Your output must be the lines below from the line containing "Give me the matplotlib source for this chart." to the line containing "plt.rcParams['font.family'] = ['Liberation", both lines included, reproduced exactly and without pictures.

..........

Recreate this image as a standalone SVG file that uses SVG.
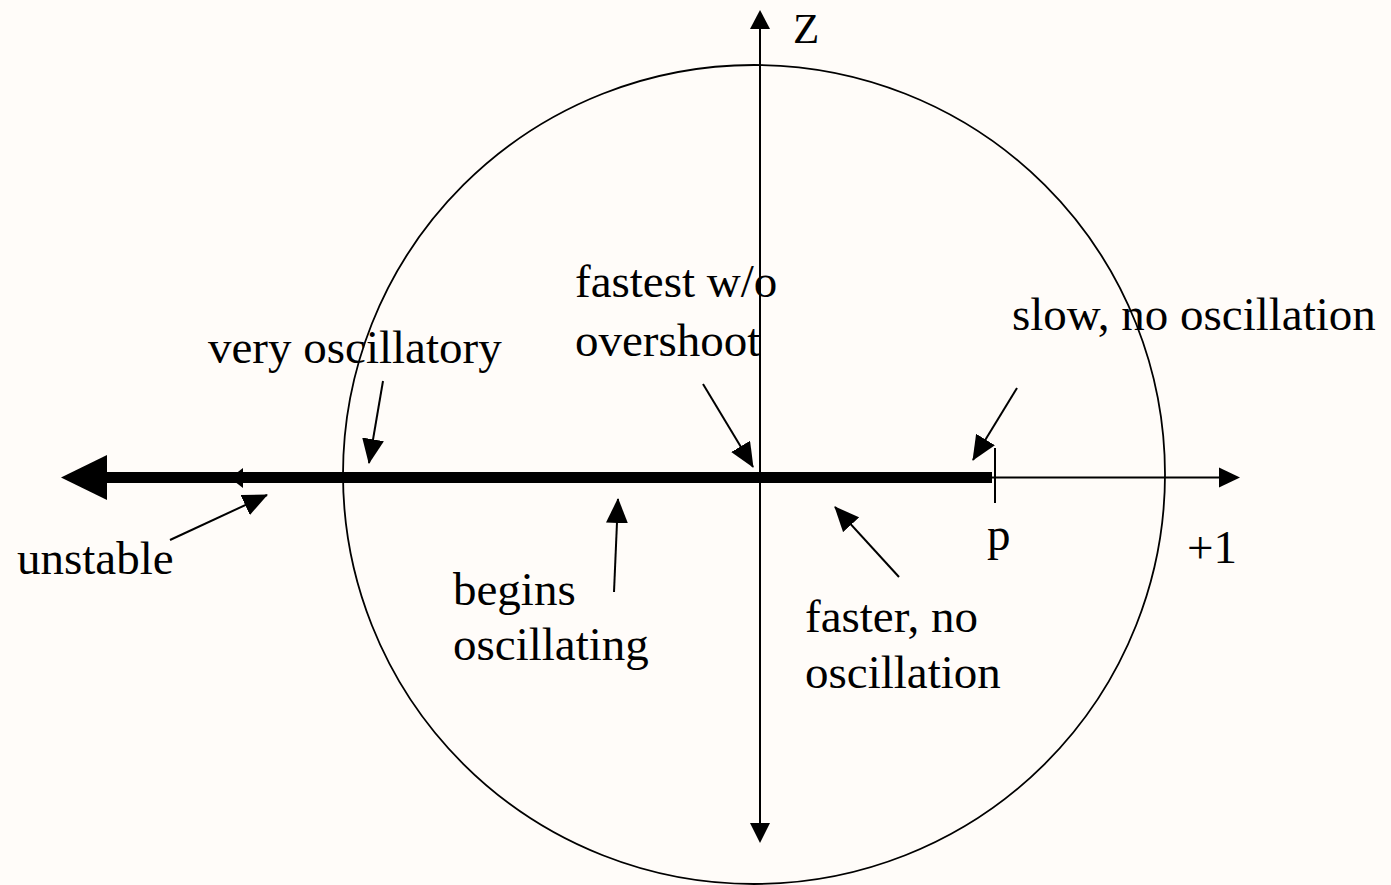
<svg xmlns="http://www.w3.org/2000/svg" width="1391" height="885" viewBox="0 0 1391 885">
  <style>
    .t { font-family: "Liberation Serif", "Times New Roman", serif; font-size: 47px; fill: #000; }
    .thin { stroke: #000; stroke-width: 2; fill: none; }
    .ann { stroke: #000; stroke-width: 2; fill: none; marker-end: url(#ah); }
  </style>
  <defs>
    <marker id="ah" markerUnits="userSpaceOnUse" markerWidth="25" markerHeight="22" viewBox="0 0 25 22" refX="24" refY="11" orient="auto">
      <path d="M0,0 L25,11 L0,22 Z" fill="#000"/>
    </marker>
  </defs>
  <rect x="0" y="0" width="1391" height="885" fill="#fffcf9"/>

  <g id="unit-circle">
    <ellipse cx="754" cy="474.5" rx="411" ry="409.5" fill="none" stroke="#000" stroke-width="1.8"/>
  </g>

  <g id="axes">
    <line class="thin" x1="760" y1="28" x2="760" y2="825"/>
    <polygon points="760,10 750,29 770,29" fill="#000"/>
    <polygon points="760,843 750,823 770,823" fill="#000"/>
    <line class="thin" x1="100" y1="477.5" x2="1220" y2="477.5"/>
    <polygon points="1240,477.5 1219,467.5 1219,487.5" fill="#000"/>
    <line x1="995" y1="448" x2="995" y2="503" stroke="#000" stroke-width="2"/>
  </g>

  <g id="root-locus">
    <line x1="105" y1="477.5" x2="992" y2="477.5" stroke="#000" stroke-width="11"/>
    <polygon points="61,477.5 107,455 107,500" fill="#000"/>
    <polygon points="230,478 243,468 243,488" fill="#000"/>
  </g>

  <g id="connectors">
    <line class="ann" x1="170" y1="540" x2="267" y2="495"/>
    <line class="ann" x1="383" y1="381" x2="369" y2="463"/>
    <line class="ann" x1="703" y1="384" x2="753" y2="467"/>
    <line class="ann" x1="1017" y1="388" x2="973" y2="460"/>
    <line class="ann" x1="614" y1="592" x2="618" y2="499"/>
    <line class="ann" x1="899" y1="577" x2="835" y2="507"/>
  </g>

  <g id="label-z"><text class="t" x="793" y="43" style="font-size:43px">Z</text></g>
  <g id="label-unstable"><text class="t" x="17" y="574">unstable</text></g>
  <g id="label-very-osc"><text class="t" x="208" y="363">very oscillatory</text></g>
  <g id="label-fastest">
    <text class="t" x="575" y="297">fastest w/o</text>
    <text class="t" x="575" y="356">overshoot</text>
  </g>
  <g id="label-slow"><text class="t" x="1012" y="330">slow, no oscillation</text></g>
  <g id="label-begins">
    <text class="t" x="453" y="605">begins</text>
    <text class="t" x="453" y="660">oscillating</text>
  </g>
  <g id="label-faster">
    <text class="t" x="805" y="632">faster, no</text>
    <text class="t" x="805" y="688">oscillation</text>
  </g>
  <g id="label-p"><text class="t" x="987" y="550">p</text></g>
  <g id="label-plus1"><text class="t" x="1187" y="563">+1</text></g>
</svg>
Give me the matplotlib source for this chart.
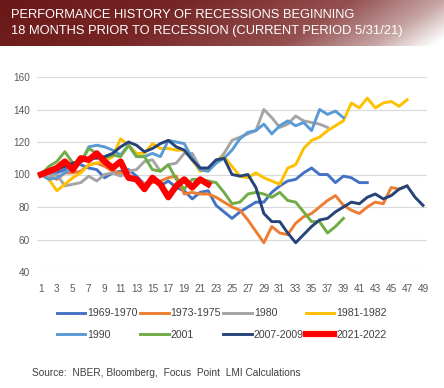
import matplotlib.pyplot as plt
import numpy as np
from matplotlib.colors import LinearSegmentedColormap

plt.rcParams['font.family'] = ['Liberation Sans', 'DejaVu Sans']

# Data (index = 100 at month 1)
rec_1969 = [100, 99, 101, 103, 107, 106, 104, 103, 98, 101, 102, 103, 99, 94, 97, 93, 96, 92, 90, 85,
            89, 90, 81, 77, 73, 77, 80, 83, 83, 89, 93, 96, 97, 101, 104, 100, 100, 95, 99, 98, 95, 95]
rec_1973 = [100, 99, 97, 101, 101, 102, 106, 107, 105, 102, 101, 98, 97, 94, 95, 96, 98, 99, 88, 89,
            88, 88, 86, 83, 80, 78, 72, 65, 58, 68, 64, 63, 70, 74, 76, 80, 84, 87, 81, 78,
            76, 80, 83, 82, 92, 91, 93]
rec_1980 = [100, 99, 100, 93, 94, 95, 99, 96, 100, 101, 99, 102, 103, 108, 109, 102, 106, 107, 113, 113,
            104, 103, 107, 113, 121, 123, 125, 127, 140, 135, 129, 131, 136, 133, 132, 131, 129]
rec_1981 = [100, 97, 90, 94, 98, 101, 106, 107, 108, 111, 122, 118, 113, 113, 119, 116, 116, 115, 115, 109,
            102, 103, 108, 111, 105, 99, 98, 101, 98, 96, 94, 104, 106, 116, 121, 123, 127, 130, 133, 144,
            141, 147, 141, 144, 145, 142, 146]
rec_1990 = [100, 97, 98, 101, 104, 107, 117, 118, 117, 115, 112, 118, 111, 111, 113, 111, 121, 120, 119, 110,
            103, 102, 107, 110, 115, 122, 126, 127, 131, 125, 130, 133, 130, 132, 127, 140, 137, 139, 135]
rec_2001 = [100, 105, 108, 114, 107, 108, 116, 113, 110, 112, 111, 118, 111, 111, 103, 102, 106, 97, 91, 97,
            97, 96, 95, 89, 82, 83, 88, 89, 88, 86, 89, 84, 83, 77, 71, 71, 64, 68, 73]
rec_2007 = [100, 101, 103, 105, 107, 108, 110, 110, 111, 113, 117, 120, 118, 114, 116, 119, 121, 117, 115, 109,
            104, 104, 109, 110, 100, 99, 100, 92, 76, 71, 71, 64, 58, 63, 68, 72, 73, 77, 80, 83,
            82, 86, 88, 85, 87, 91, 93, 86, 81]
rec_2021 = [100, 102, 104, 108, 103, 110, 109, 113, 108, 104, 108, 98, 97, 91, 98, 94, 86, 93, 97, 92,
            97, 94]

labels = ['1969-1970', '1973-1975', '1980', '1981-1982', '1990', '2001', '2007-2009', '2021-2022']
series = [rec_1969, rec_1973, rec_1980, rec_1981, rec_1990, rec_2001, rec_2007, rec_2021]
colors = ['#4472C4', '#ED7D31', '#A5A5A5', '#FFC000', '#5B9BD5', '#70AD47', '#264478', '#FF0000']

W, H = 444, 388
fig = plt.figure(figsize=(W / 100, H / 100), dpi=100)

# Title banner with gradient
bax = fig.add_axes([0, 1 - 46 / H, 1, 46 / H])
cmap = LinearSegmentedColormap.from_list('ban', [(0, '#6a1818'), (0.35, '#762424'), (0.7, '#94504f'),
                                                 (0.88, '#c7a5a5'), (1, '#ffffff')])
gx = np.linspace(0, 1, 300)
gy = np.linspace(0, 1, 40)
grad = np.clip(gx[None, :] * 0.88 + gy[:, None] * 0.14, 0, 1)
bax.imshow(grad, cmap=cmap, aspect='auto', extent=[0, 1, 0, 1], origin='upper', vmin=0, vmax=1)
bax.set_axis_off()
fig.text(11 / W, 1 - 15 / H, 'PERFORMANCE HISTORY OF RECESSIONS BEGINNING',
         color='white', fontsize=9.3, va='center', ha='left')
fig.text(11 / W, 1 - 31 / H, '18 MONTHS PRIOR TO RECESSION (CURRENT PERIOD 5/31/21)',
         color='white', fontsize=9.3, va='center', ha='left')

# Chart
ax = fig.add_axes([37 / W, 1 - 272 / H, 390 / W, 195 / H])
lines = []
for i, s in enumerate(series):
    x = np.arange(1, len(s) + 1)
    is_cur = labels[i] == '2021-2022'
    ln, = ax.plot(x, s, color=colors[i], lw=4.5 if is_cur else 2.1, label=labels[i],
                  zorder=10 if is_cur else 3)
    lines.append(ln)

ax.set_xlim(0.5, 49.5)
ax.set_ylim(40, 160)
ax.set_yticks(np.arange(40, 161, 20))
ax.set_xticks(np.arange(1, 50, 2))
ax.grid(axis='y', color='#d9d9d9', lw=0.8)
ax.set_axisbelow(True)
for sp in ax.spines.values():
    sp.set_visible(False)
ax.tick_params(length=0, labelsize=7.2, colors='#595959', pad=5)
ax.tick_params(axis='x', pad=9)

# legend filled row by row
order = [0, 4, 1, 5, 2, 6, 3, 7]
leg = ax.legend([lines[k] for k in order], [labels[k] for k in order],
                loc='center', bbox_to_anchor=(0.5, 1 - 324 / H), bbox_transform=fig.transFigure,
                ncol=4, frameon=False, fontsize=7.6, handlelength=2.7, handletextpad=0.2,
                columnspacing=0.2, labelspacing=1.1)
for t in leg.get_texts():
    t.set_color('#404040')

fig.text(32 / W, 1 - 373 / H, 'Source:  NBER, Bloomberg,  Focus  Point  LMI Calculations',
         fontsize=7.3, color='#404040', va='center')

fig.savefig('out.png', dpi=100)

..........

→ **COMPLETE RESPONSE**:
Give me the matplotlib source for this chart.
import matplotlib.pyplot as plt
import numpy as np
from matplotlib.colors import LinearSegmentedColormap

plt.rcParams['font.family'] = ['Liberation Sans', 'DejaVu Sans']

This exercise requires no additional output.